I’m building a ‘no loss ponzi’ and struggling to come up with an appropriate formula for allocating interest.
The idea is simple: deposit Dai. Dai earns interest. Interest is given proportional to when you added your Dai to the pool. So if you are a later investor, some of the interest on your Dai is given to those that got in before you. You can always withdraw your original Dai- hence, no loss.
Assume the following two simplifications, which make the maths easier:
- users can only deposit 100 Dai at a time. Let’s conceptualise this using NFTs. Instead of ‘depositing’ dai, you mint an NFT at the cost of 100 Dai.
- users can never withdraw only their interest, they must withdraw their principle at the same time (by destroying the NFT). They will then lose their spot in the ponzi pyramid.
I’m struggling to come up with a formula that will work out how much interest each NFT is owed when they try and sell/destroy their NFT that does does not have some fatal flaw.
Idea 1: rank all NFTs, payout according to rank.
The first NFT created has rank 1, the third rank 3, etc. We can then use a formula like this to allocate interest to each NFT:
Interest allocated to each NFT = Total interest * ( n + (n - 1)/2 - (r - 1) ) / n^2
Where n = the total number of NFTs and r = the NFT’s rank. If we have three NFTs, this formula gives 44% of the interest to the first, 33% to the second, 22% to the third.
Problem 1: I do not believe it is possible to implement this without using unbounded loops. Because, if someone ‘sells’ their NFT, then the rank needs to change for all NFTs of a higher rank. If someome sells an NFT with rank 5, then NFT with rank 6 will now have rank 5, all the way up to rank N. Is there a way to do this without unbounded loops?
Problem 2: it ignores the fact that earlier investors need more interest anyway, before it is ‘ponzid’, simply because their Dai has been accruing interest longer. More specifically- someone could mint a fresh NFT and even though they would have the worst (highest) rank, they would still have some interest allocated to their NFT even though the Dai contributed has yet to accrue a single wei-Dai in interest, so the incentive would always be to just mint then instantly destroy the NFT.
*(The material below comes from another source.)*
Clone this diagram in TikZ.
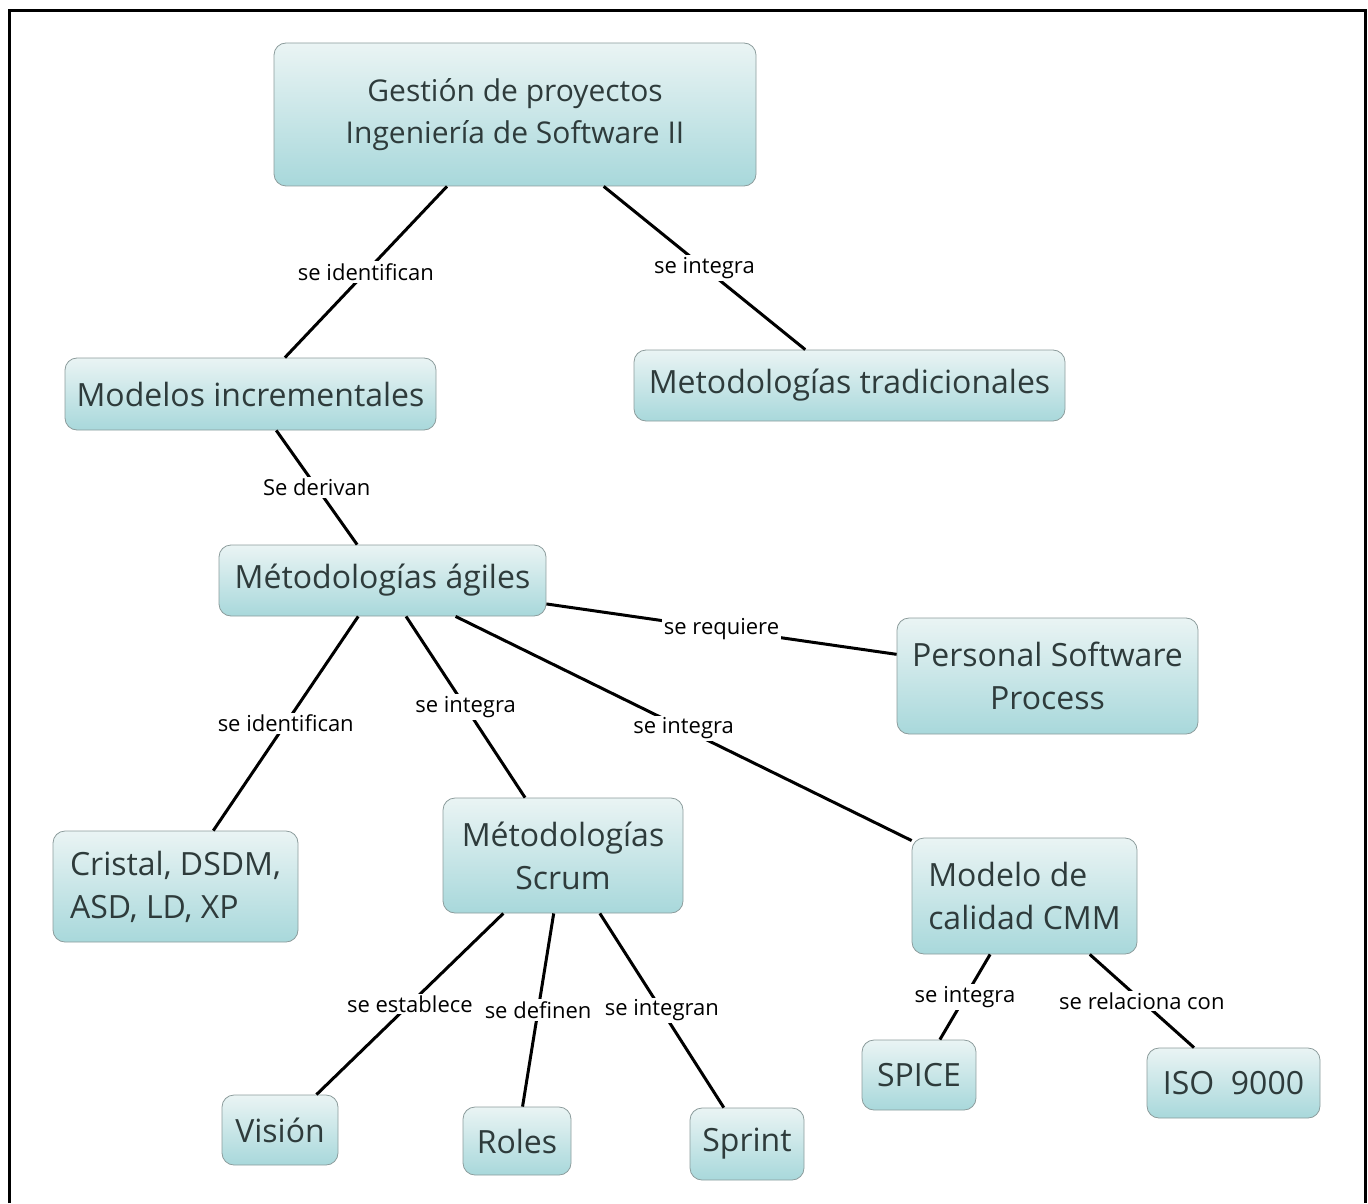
\documentclass[tikz,border=0pt]{standalone}
\usepackage{fontspec}
\setmainfont{Open Sans}
\usetikzlibrary{positioning}

\definecolor{boxtop}{HTML}{EAF4F4}
\definecolor{boxbot}{HTML}{A8D8DB}
\definecolor{boxline}{HTML}{8C9C9C}
\definecolor{boxtext}{HTML}{2E3B3B}

\begin{document}
\begin{tikzpicture}[
    x=0.5pt, y=-0.5pt,
    box/.style={rectangle, rounded corners=6pt, draw=boxline, top color=boxtop, bottom color=boxbot, text=boxtext, font=\fontsize{16}{21.5}\selectfont, align=center, inner sep=0pt},
    lbl/.style={fill=white, inner sep=1pt, font=\fontsize{11}{13}\selectfont},
    link/.style={line width=1.5pt}
]
    \useasboundingbox (0,0) rectangle (1368,1203);
    % frame
    \draw[line width=1.5pt] (9,1203) -- (9,11) -- (1365,11) -- (1365,1203);

    \node[box, font=\fontsize{15}{21}\selectfont, minimum width=241pt, minimum height=71.5pt] (n1) at (515,114.5) {Gestión de proyectos\\Ingeniería de Software II};
    \node[box, minimum width=185.5pt, minimum height=36pt] (n2) at (250.5,394) {Modelos incrementales};
    \node[box, minimum width=215.5pt, minimum height=35.5pt] (n3) at (849.5,385.5) {Metodologías tradicionales};
    \node[box, minimum width=163.5pt, minimum height=35.5pt] (n4) at (382.5,580.5) {Métodologías ágiles};
    \node[box, minimum width=150.5pt, minimum height=58pt] (n5) at (1047.5,676) {Personal Software\\Process};
    \node[box, align=left, minimum width=122.5pt, minimum height=55.5pt] (n6) at (175.5,886.5) {Cristal, DSDM,\\ASD, LD, XP};
    \node[box, minimum width=120pt, minimum height=57.5pt] (n7) at (563,855.5) {Métodologías\\Scrum};
    \node[box, align=left, minimum width=112.5pt, minimum height=58pt] (n8) at (1024.5,896) {Modelo de\\calidad CMM};
    \node[box, minimum width=58pt, minimum height=35pt] (n9) at (280,1130) {Visión};
    \node[box, minimum width=54pt, minimum height=34pt] (n10) at (517,1141) {Roles};
    \node[box, minimum width=57pt, minimum height=36pt] (n11) at (747,1144) {Sprint};
    \node[box, minimum width=57pt, minimum height=35pt] (n12) at (919,1075) {SPICE};
    \node[box, minimum width=86.5pt, minimum height=35pt] (n13) at (1233.5,1083) {ISO~~9000};

    \draw[link] (n1) -- node[lbl] {se identifican} (n2);
    \draw[link] (n1) -- node[lbl] {se integra} (n3);
    \draw[link] (n2) -- node[lbl] {Se derivan} (n4);
    \draw[link] (n4) -- node[lbl] {se requiere} (n5);
    \draw[link] (n4) -- node[lbl] {se identifican} (n6);
    \draw[link] (n4) -- node[lbl] {se integra} (n7);
    \draw[link] (n4) -- node[lbl] {se integra} (n8);
    \draw[link] (n7) -- node[lbl] {se establece} (n9);
    \draw[link] (n7) -- node[lbl] {se definen} (n10);
    \draw[link] (n7) -- node[lbl] {se integran} (n11);
    \draw[link] (n8) -- node[lbl] {se integra} (n12);
    \draw[link] (n8) -- node[lbl] {se relaciona con} (n13);
\end{tikzpicture}
\end{document}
Idea 2: payout according to timestamp.
If we were to payout with zero ponzi rules, simply on how long they have invested we can use this formula:
Interest allocated to each NFT = Total interest * ( Tc - Tp ) / ( ( Tc - Ta ) * N )
Where Tc = current timestamp, Tp = timestamp NFT purchased, Ta = average (mean) purchase timestamp of all NFTs, N = total number of NFTs.
This is great, and solves both problem 1 and 2 above. It solves problem 1 because when an NFT is destroyed, you only need to update one variable- Ta. No loops needed. And of course it solves problem 2 because it is directly allocating interest based on time.
The problem, of course, is that there is no ‘ponzi’ element. There is zero incentive to get in early.
I thought I had a genius solution to this: when allocating interest- don’t use the actual purchase time of each NFT, adjust it. For example:
adjusted purchase time = Tp - (Ta - Tp) * W
Where Tp = timestamp NFT minted, Ta = mean purchase timestamp of all NFTs, W = ponzi weighting factor (the higher, the more ponzi’d it is)
This will have the effect of decreasing the timestamp for NFTs that were minted before the mean purchase time, and increasing the timestamp for NFTs that were minted after the mean purchase time. We can then throw this adjusted Tp into the previous formula, and those who got in before the average time will see an interest boost, those that got in after will see a drop. There is now an incentive to mint your NFT early- it is ponzi’d! I thought I was real clever here. But no:
Problem 3: newly minted NFTs will end up with an adjusted purchase time that is in the future. Therefore, new NFTs will have a negative interest allocation, and the whole project will no longer be a ‘no loss ponzi’.
Can anyone think of a way to solve either Problems 1&2 (so that Idea 1 can be implemented), or Problem 3 (so that Idea 2 can be implemented)? Or perhaps some entirely alternative approach that I am failing to see? It is not unlikely there is some very obvious solution that I can’t see…
From a UX perspective, I think Idea 1 is the better approach, if it can be made to work, because I like the idea of the ‘order’ being important- just like a real ponzi, it SHOULD make a big difference if you get in a second before someone else. With Idea 2, it makes effectively no difference if you get in a second before someone else. Yet I fear Idea 1 is a non-starter.